MATEI PORQUE ODEIO GAY
Nosso Brasil, lastimavelmente, é um país
extremamente contraditório na maneira como trata
os homossexuais. Seu lado cor de rosa é fantástico e
promissor: realizamos recentemente a maior parada
gay do mundo, com mais de um milhão de pessoas
na Avenida Paulista! Impressionantes também têm
sido algumas conquistas do Movimento Homossexual
Brasileiro (MHB), a começar pelo significativo
crescimento nos últimos anos do próprio movimento,
hoje contando com mais de uma centena de grupos
de gays, lésbicas, travestis e transexuais espalhados
praticamente por todas as capitais brasileiras e em
diversas cidades do interior, do Amazonas ao Rio
Grande do Sul. Passam de oitenta as cidades
brasileiras onde a Lei Orgânica Municipal e uma
dezena de Leis Estaduais proíbem, e algumas
multam, a discriminação baseada na “orientação
sexual”. Em 2002, pela primeira vez na história
pátria, um Presidente da República ousou pronunciar
em cerimônia pública, a palavra “homossexual”,
declarando inclusive ser favorável à união civil entre
pessoas do mesmo sexo. Aceitou ser fotografado
portando a bandeira do arco-íris!
A grande contradição é que,
concomitantemente a estas cruciais conquistas,
persiste em todas as regiões do Brasil, violenta
intolerância antihomossexual, cientificamente
chamada de “homofobia”. Este ódio explícito, cruel,
persistente e generalizado, vai do insulto e ameaça,
à graves episódios de discriminação, constatados em
todos os segmentos e esferas sociais. Incluem
violência física, golpes e tortura, culminando em
violentíssimos e pavorosos assassinatos – via de
regra cometidos com revoltantes requintes de
crueldade, abrangendo elevado número de golpes e
tiros, o uso de múltiplos instrumentos e tortura
prévia. Crimes de ódio em que a homossexualidade
da vítima motivou a agressão e pesou
definitivamente no modus operandi do homicida.

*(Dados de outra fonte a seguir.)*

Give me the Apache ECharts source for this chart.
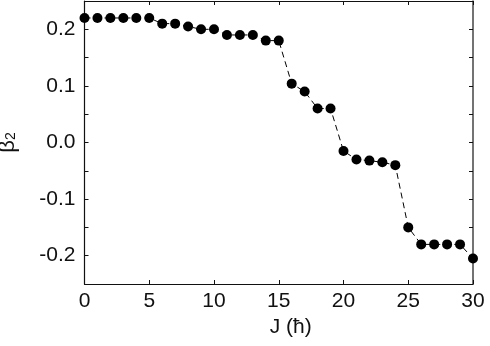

Desde 1980 que o Grupo Gay da Bahia, a
mais antiga ONG defensora dos direitos humanos dos
homossexuais, realiza a coleta sistemática de
informações sobre o homicídio de gays, travestis
lésbicas em nosso país. Neste período, 1980-2002, documentamos o chocante número de 2.218
assassinatos de homossexuais – cifra certamente
muito inferior à realidade, posto que inexistindo no
Brasil estatísticas oficiais relativas a crimes de ódios,
temos de nos valer de notícias publicadas na
imprensa, pesquisa na internet e informações
enviadas pelos próprios militantes homossexuais, a
fim de reconstituir este lado sombrio que ameaça
gravemente a sobrevivência de mais de 10% de
nossa população representada pelos homossexuais
de ambos os sexos. Desde 1995 passamos a divulgar,
além da análise anual destes “HOMOcídios”, também
um resumo dos episódios mais graves de violação
dos direitos humanos de travestis, transexuais,
lésbicas e gays, incluindo variegadas manifestações
de homofobia: na mídia, nas repartições públicas,
dentro do lar, nos púlpitos e tribunas, nos shoppings,
na rua. Nossos dados, apesar de sua assumida
incompletude, têm sido anualmente utilizados pelo
próprio State Department do Governo NorteAmericano, e mais recentemente, pelo Relatório
Anual da Justiça Global, além de constar em nossos
principais sites de Direitos Humanos.
Conseguimos reunir em 2002 informação
sobre 126 assassinatos de homossexuais e um total
de 166 de violações de direitos humanos. Números
reconhecidamente inferiores à realidade, convém
insistir. Apenas a ponta de um iceberg de sangue e
ódio.
(Autor: Luiz Mott Marcelo Cerqueira. Trecho do livro
“Matei porque odeio gay”. Bahia, 2003).